In a way, this is really a follow-up to my last Print Observer post, ‘’Who Killed Print? Maybe the Advertisers.’’
For those of us in media and marketing, there’s a debate raging among political consultants and
pundits about the meaning of Trump winning and Bush failing, that is actually relevant to our work lives (no matter where you stand on the political spectrum.) You see, by the time of the Iowa GOP Caucuses, Mr. Trump had spent a
few million on TV spots, while Governor Bush had spent well over $60 million.

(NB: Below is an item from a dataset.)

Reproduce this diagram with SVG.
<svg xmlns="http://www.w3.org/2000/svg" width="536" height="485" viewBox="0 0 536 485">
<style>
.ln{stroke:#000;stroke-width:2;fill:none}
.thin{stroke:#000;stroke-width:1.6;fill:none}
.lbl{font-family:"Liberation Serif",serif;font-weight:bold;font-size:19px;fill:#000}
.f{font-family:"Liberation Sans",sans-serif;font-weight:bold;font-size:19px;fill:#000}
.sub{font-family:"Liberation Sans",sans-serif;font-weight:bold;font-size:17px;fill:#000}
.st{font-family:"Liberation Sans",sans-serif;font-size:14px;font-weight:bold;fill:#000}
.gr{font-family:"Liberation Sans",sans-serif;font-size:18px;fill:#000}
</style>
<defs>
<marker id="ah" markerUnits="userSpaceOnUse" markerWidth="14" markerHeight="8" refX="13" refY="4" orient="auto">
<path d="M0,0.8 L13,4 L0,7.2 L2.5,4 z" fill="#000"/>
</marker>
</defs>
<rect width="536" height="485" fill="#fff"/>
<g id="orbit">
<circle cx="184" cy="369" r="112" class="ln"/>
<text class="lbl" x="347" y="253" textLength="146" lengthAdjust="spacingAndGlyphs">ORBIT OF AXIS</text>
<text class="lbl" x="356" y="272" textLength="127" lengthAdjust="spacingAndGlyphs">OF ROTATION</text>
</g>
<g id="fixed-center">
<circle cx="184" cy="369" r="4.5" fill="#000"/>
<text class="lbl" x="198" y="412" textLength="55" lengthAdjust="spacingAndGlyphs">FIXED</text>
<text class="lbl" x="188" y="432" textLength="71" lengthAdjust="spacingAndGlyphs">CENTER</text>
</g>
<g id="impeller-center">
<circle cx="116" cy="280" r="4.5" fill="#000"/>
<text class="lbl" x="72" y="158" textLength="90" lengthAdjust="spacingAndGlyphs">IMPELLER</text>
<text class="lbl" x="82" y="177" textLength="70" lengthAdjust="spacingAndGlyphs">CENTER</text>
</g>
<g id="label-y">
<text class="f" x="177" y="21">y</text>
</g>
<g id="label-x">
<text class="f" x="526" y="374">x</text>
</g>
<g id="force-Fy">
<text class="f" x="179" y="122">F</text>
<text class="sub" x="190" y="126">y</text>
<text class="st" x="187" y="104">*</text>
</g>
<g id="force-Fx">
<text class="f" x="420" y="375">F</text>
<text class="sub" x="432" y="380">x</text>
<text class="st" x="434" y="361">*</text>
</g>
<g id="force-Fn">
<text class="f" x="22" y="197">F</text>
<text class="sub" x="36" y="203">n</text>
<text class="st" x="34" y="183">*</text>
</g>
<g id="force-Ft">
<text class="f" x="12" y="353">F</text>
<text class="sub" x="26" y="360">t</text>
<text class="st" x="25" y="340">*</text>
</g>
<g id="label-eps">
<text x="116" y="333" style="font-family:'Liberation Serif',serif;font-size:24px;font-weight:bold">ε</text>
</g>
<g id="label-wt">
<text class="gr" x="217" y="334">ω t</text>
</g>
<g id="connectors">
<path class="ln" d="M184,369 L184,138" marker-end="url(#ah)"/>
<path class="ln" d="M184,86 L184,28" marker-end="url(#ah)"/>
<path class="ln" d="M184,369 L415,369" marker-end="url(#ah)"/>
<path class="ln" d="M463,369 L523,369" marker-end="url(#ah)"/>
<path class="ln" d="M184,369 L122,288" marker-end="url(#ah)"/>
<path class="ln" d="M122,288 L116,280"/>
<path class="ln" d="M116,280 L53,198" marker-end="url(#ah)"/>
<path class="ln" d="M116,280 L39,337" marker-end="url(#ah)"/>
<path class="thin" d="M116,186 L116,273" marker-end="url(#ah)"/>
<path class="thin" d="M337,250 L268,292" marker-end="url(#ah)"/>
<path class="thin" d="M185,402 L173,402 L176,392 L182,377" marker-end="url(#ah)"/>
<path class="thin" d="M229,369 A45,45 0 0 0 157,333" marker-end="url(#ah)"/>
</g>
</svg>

As we all know, Trump has won big in every contest so far and
Governor Bush is now out of the race.
The knee-jerk reaction by some, of course, has been to say
that TV commercials simply don’t work anymore. Despite the fact that the Trump
campaign has rung-up as much as $50 million worth of ‘’earned media,’’ many
still argue that Trump’s success has brought a long-running staple of political
campaigning (the 30 second spot) into question. Even in the face of the ever
growing use of video on an ever growing list of devices and accessed through an
ever growing list of digital services, it is being suggested that television advertising (a.k.a.

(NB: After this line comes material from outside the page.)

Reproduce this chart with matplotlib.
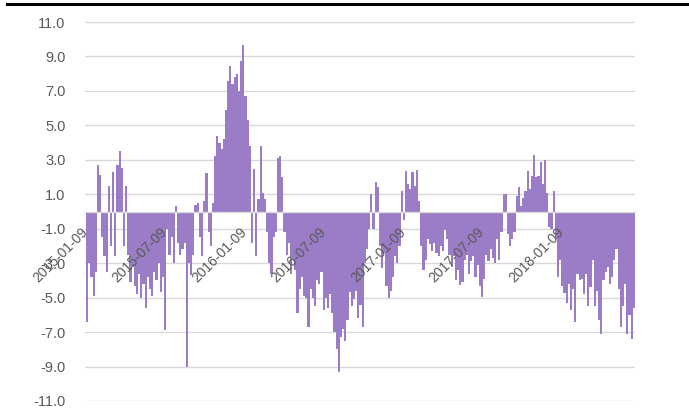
import numpy as np
import pandas as pd
import matplotlib
matplotlib.use("Agg")
import matplotlib.pyplot as plt
from matplotlib.lines import Line2D

plt.rcParams['font.family'] = ['Liberation Sans', 'DejaVu Sans']
plt.rcParams['axes.unicode_minus'] = False

start_date = "2015-01-09"
step_days = 5
values = [
    -6.4, -3.0, -3.8, -4.9, -3.5, 2.7, 2.1, -1.5, -2.6, -3.5,
    1.5, -2.0, 2.3, -2.6, 2.7, 3.5, 2.5, -2.0, 1.5, -2.5,
    -4.1, -3.2, -4.3, -4.8, -3.6, -5.0, -4.2, -5.6, -3.8, -4.5,
    -4.9, -3.5, -4.0, -3.0, -4.7, -3.8, -6.9, -1.0, -2.5, -1.5,
    -3.0, 0.3, -1.8, -2.5, -2.2, -1.8, -9.0, -3.0, -3.7, -2.5,
    0.4, 0.5, -1.5, -2.6, 0.6, 2.25, -1.2, -2.0, 0.5, 3.2,
    4.4, 4.0, 3.6, 4.2, 5.9, 7.6, 8.45, 7.4, 7.8, 8.0,
    7.0, 8.75, 9.65, 6.7, 5.3, 3.8, -1.8, 2.45, -2.6, 0.7,
    3.8, 1.1, 0.7, -1.2, -3.0, -3.6, -1.5, -1.2, 3.1, 3.2,
    2.0, -1.2, -2.5, -1.8, -3.6, -2.8, -3.4, -5.9, -4.5, -3.8,
    -4.9, -5.0, -6.7, -4.5, -5.0, -5.5, -4.0, -4.2, -3.5, -5.7,
    -5.0, -5.6, -4.8, -5.9, -7.0, -8.0, -9.3, -7.3, -6.8, -7.5,
    -6.3, -4.7, -5.5, -5.1, -4.6, -6.2, -5.4, -6.7, -3.0, -2.2,
    -1.0, 1.0, -1.0, 1.7, 1.4, -2.0, -3.3, -2.4, -4.3, -5.0,
    -4.6, -3.8, -2.6, -3.0, -2.0, 1.2, -0.5, 2.35, 1.6, 1.3,
    2.3, 1.5, 2.4, 0.6, -2.0, -3.4, -2.8, -1.6, -1.9, -2.3,
    -1.8, -2.4, -2.6, -2.0, -2.3, -1.1, -1.6, -2.5, -3.2, -2.6,
    -4.0, -3.4, -4.25, -4.1, -2.8, -2.5, -3.6, -2.9, -2.6, -3.8,
    -3.1, -4.3, -4.95, -3.9, -2.5, -2.9, -2.2, -2.7, -3.0, -1.6,
    -2.8, -1.2, 1.0, 1.0, -1.3, -2.0, -1.6, -1.2, 0.9, 1.4,
    0.3, 0.8, 1.2, 2.35, 1.3, 2.05, 3.3, 2.0, 2.05, 2.85,
    1.6, 3.0, 1.1, -0.9, -1.0, 1.2, -1.6, -3.8, -2.8, -4.3,
    -4.75, -5.3, -4.2, -5.7, -4.5, -6.4, -3.6, -4.0, -3.9, -4.8,
    -3.6, -5.5, -4.4, -2.8, -5.5, -4.6, -6.3, -7.1, -4.0, -3.5,
    -3.2, -4.2, -3.8, -2.8, -2.2, -4.5, -6.7, -5.5, -4.2, -7.1,
    -6.0, -7.4, -5.6,
]
tick_dates = ["2015-01-09", "2015-07-09", "2016-01-09", "2016-07-09",
              "2017-01-09", "2017-07-09", "2018-01-09"]
y_ticks = [-11, -9, -7, -5, -3, -1, 1, 3, 5, 7, 9, 11]

dates = pd.date_range(start_date, periods=len(values), freq=f"{step_days}D")

fig = plt.figure(figsize=(6.89, 4.17), dpi=100)
ax = fig.add_axes([85/689, 1-401/417, 550/689, 379/417])

ax.bar(dates, values, width=step_days, align='edge', color='#9a7dc6',
       linewidth=0, zorder=2)

for s in ['top', 'right', 'left']:
    ax.spines[s].set_visible(False)
ax.spines['bottom'].set_position(('data', 0))
ax.spines['bottom'].set_color('#d9d9d9')
ax.spines['bottom'].set_linewidth(1.0)
ax.spines['bottom'].set_zorder(3)

t0 = pd.Timestamp(start_date)
ax.set_xlim(t0 - pd.Timedelta(days=2.3), t0 + pd.Timedelta(days=1265))
ax.set_ylim(-11, 11)

ax.set_yticks(y_ticks)
ax.set_yticklabels([f"{v:.1f}" for v in y_ticks])
ax.grid(axis='y', color='#d9d9d9', linewidth=1.0)
ax.set_axisbelow(True)
ax.xaxis.set_zorder(4)

tick_ts = [pd.Timestamp(d) for d in tick_dates]
ax.set_xticks(tick_ts)
ax.set_xticklabels(tick_dates)

ax.tick_params(axis='y', length=0, pad=14, labelsize=10.5, labelcolor='#595959')
ax.tick_params(axis='x', length=0, pad=13, labelsize=10, labelcolor='#595959')
for lbl in ax.get_xticklabels():
    lbl.set_rotation(45)
    lbl.set_ha('right')
    lbl.set_va('center')
    lbl.set_rotation_mode('anchor')

fig.add_artist(Line2D([7/689, 1.0], [1-4.2/417, 1-4.2/417], color='black',
                      linewidth=2.2, transform=fig.transFigure))

fig.savefig("out.png", dpi=100)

‘’video’’) is somehow obsolete.
Apparently a candidate’s choice of media is basically a game of Russian roulette. Who knew?

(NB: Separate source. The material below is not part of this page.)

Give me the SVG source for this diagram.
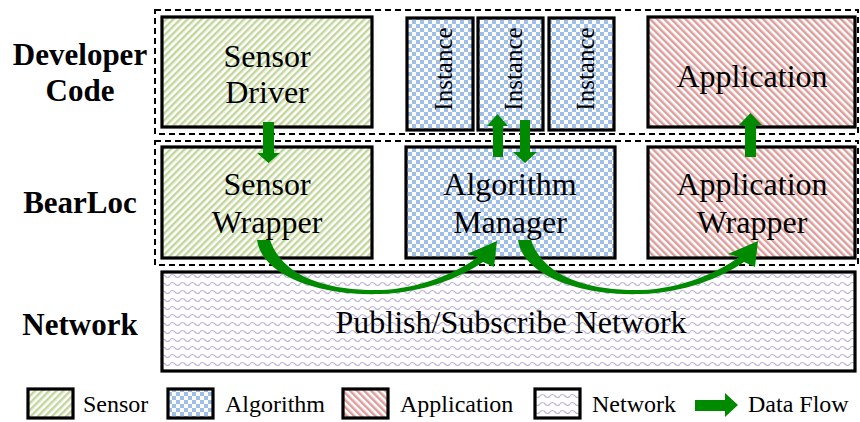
<svg xmlns="http://www.w3.org/2000/svg" xmlns:xlink="http://www.w3.org/1999/xlink" width="860" height="422" viewBox="0 0 860 422">
  <defs>
    <!-- fill patterns for the four component kinds -->
    <pattern id="sensorFill" width="5" height="5" patternUnits="userSpaceOnUse" patternTransform="rotate(45)">
      <rect width="5" height="5" fill="#ffffff"/>
      <rect x="0" y="0" width="2.4" height="5" fill="#c2d69a"/>
    </pattern>
    <pattern id="algoFill" width="8" height="8" patternUnits="userSpaceOnUse">
      <rect width="8" height="8" fill="#ffffff"/>
      <rect x="0" y="0" width="4" height="4" fill="#9fbfe8"/>
      <rect x="4" y="4" width="4" height="4" fill="#9fbfe8"/>
    </pattern>
    <pattern id="appFill" width="5" height="5" patternUnits="userSpaceOnUse" patternTransform="rotate(-45)">
      <rect width="5" height="5" fill="#ffffff"/>
      <rect x="0" y="0" width="2.5" height="5" fill="#dd9e9b"/>
    </pattern>
    <pattern id="netFill" width="10" height="8" patternUnits="userSpaceOnUse">
      <rect width="10" height="8" fill="#ffffff"/>
      <path d="M0,4 Q2.5,1 5,4 T10,4" fill="none" stroke="#bfb4d8" stroke-width="1.2"/>
    </pattern>
    <!-- curved data-flow arrow, reused twice -->
    <path id="curveArrow" d="M257,240 C262,276 320,296 380,294 C422,293 460,278 483,262 L494,267 L497,241 L467,254 L478,257 C458,272 420,289 380,290 C330,291 283,278 270,240 Z"/>
  </defs>
  <style>
    .layer { fill: none; stroke: #000; stroke-width: 2; stroke-dasharray: 6 4; }
    .box { stroke: #000; stroke-width: 3.2; }
    .sensor { fill: url(#sensorFill); }
    .algo { fill: url(#algoFill); }
    .app { fill: url(#appFill); }
    .net { fill: url(#netFill); }
    .lbl { font-family: "Liberation Serif", "Times New Roman", serif; font-size: 32px; fill: #000; text-anchor: middle; }
    .inst { font-family: "Liberation Serif", "Times New Roman", serif; font-size: 25px; fill: #000; text-anchor: middle; }
    .side { font-family: "Liberation Serif", "Times New Roman", serif; font-size: 31px; font-weight: bold; fill: #000; text-anchor: middle; }
    .leg { font-family: "Liberation Serif", "Times New Roman", serif; font-size: 24px; fill: #000; }
    .flow { fill: #008a00; }
  </style>

  <rect width="860" height="422" fill="#ffffff"/>

  <!-- layer labels -->
  <g id="layer-labels">
    <text class="side" x="80" y="65">Developer</text>
    <text class="side" x="80" y="101">Code</text>
    <text class="side" x="80" y="213">BearLoc</text>
    <text class="side" x="80" y="335">Network</text>
  </g>

  <!-- dashed layer frames -->
  <g id="layer-frames">
    <rect class="layer" x="155" y="10" width="703" height="124"/>
    <rect class="layer" x="155" y="141" width="703" height="124"/>
  </g>

  <g id="sensor-driver">
    <rect class="box sensor" x="162" y="17" width="210" height="110"/>
    <text class="lbl" x="267" y="67">Sensor</text>
    <text class="lbl" x="267" y="103">Driver</text>
  </g>

  <g id="instance-1">
    <rect class="box algo" x="407" y="18" width="66" height="112"/>
    <text class="inst" transform="translate(452,69) rotate(-90)">Instance</text>
  </g>
  <g id="instance-2">
    <rect class="box algo" x="478" y="18" width="65" height="112"/>
    <text class="inst" transform="translate(522,69) rotate(-90)">Instance</text>
  </g>
  <g id="instance-3">
    <rect class="box algo" x="549" y="18" width="65" height="112"/>
    <text class="inst" transform="translate(594,69) rotate(-90)">Instance</text>
  </g>

  <g id="application">
    <rect class="box app" x="648" y="17" width="207" height="110"/>
    <text class="lbl" x="752" y="87">Application</text>
  </g>

  <g id="sensor-wrapper">
    <rect class="box sensor" x="162" y="147" width="210" height="111"/>
    <text class="lbl" x="267" y="195">Sensor</text>
    <text class="lbl" x="267" y="233">Wrapper</text>
  </g>

  <g id="algorithm-manager">
    <rect class="box algo" x="406" y="147" width="209" height="111"/>
    <text class="lbl" x="510" y="195">Algorithm</text>
    <text class="lbl" x="510" y="233">Manager</text>
  </g>

  <g id="application-wrapper">
    <rect class="box app" x="648" y="147" width="207" height="111"/>
    <text class="lbl" x="752" y="195">Application</text>
    <text class="lbl" x="752" y="233">Wrapper</text>
  </g>

  <g id="pubsub-network">
    <rect class="box net" x="162" y="272" width="693" height="99"/>
    <text class="lbl" x="511" y="333">Publish/Subscribe Network</text>
  </g>

  <!-- data flow arrows -->
  <g id="connectors" class="flow">
    <!-- driver down to wrapper -->
    <path d="M263,122 H274 V153 H280 L268.5,163 L257,153 H263 Z"/>
    <!-- manager up to instance -->
    <path d="M493,157 H503 V126 H508 L497.5,114 L487,126 H493 Z"/>
    <!-- instance down to manager -->
    <path d="M520,120 H530 V152 H537 L525,163 L513,152 H520 Z"/>
    <!-- wrapper up to application -->
    <path d="M745,157 H756 V125 H762 L750.5,113 L739,125 H745 Z"/>
    <!-- sensor wrapper to manager over the network -->
    <use xlink:href="#curveArrow"/>
    <!-- manager to application wrapper over the network -->
    <use xlink:href="#curveArrow" transform="translate(261,0)"/>
  </g>

  <!-- legend -->
  <g id="legend">
    <rect class="box sensor" x="28" y="389" width="45" height="29"/>
    <text class="leg" x="83" y="412">Sensor</text>
    <rect class="box algo" x="168" y="389" width="45" height="29"/>
    <text class="leg" x="225" y="412">Algorithm</text>
    <rect class="box app" x="343" y="389" width="45" height="29"/>
    <text class="leg" x="400" y="412">Application</text>
    <rect class="box net" x="535" y="389" width="45" height="29"/>
    <text class="leg" x="592" y="412">Network</text>
    <path class="flow" d="M695,400 H725 V393 L738,405 L725,417 V411 H695 Z"/>
    <text class="leg" x="748" y="412">Data Flow</text>
  </g>
</svg>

I’m not sure we can really classify this logic as logical. But it is this kind of shoddy logic that has likely contributed to the decline in print advertising as well.
Politics aside, the way marketers should view the failure of the Bush campaign is as a cautionary tale of limits. Namely,
the limits of any given media and any given brand without a strong
message/offer. Media is about reach and context. But persuasion and marketing
success is derived from marrying the media with a strong offer. Simply put, Trump’s message is exceedingly powerful.
TV advertising is here to stay in political advertising but campaigns might consider shaving a few points off the local TV buy and throw a few bucks at print. It’s not the media, it’s the message. Print has a role to play.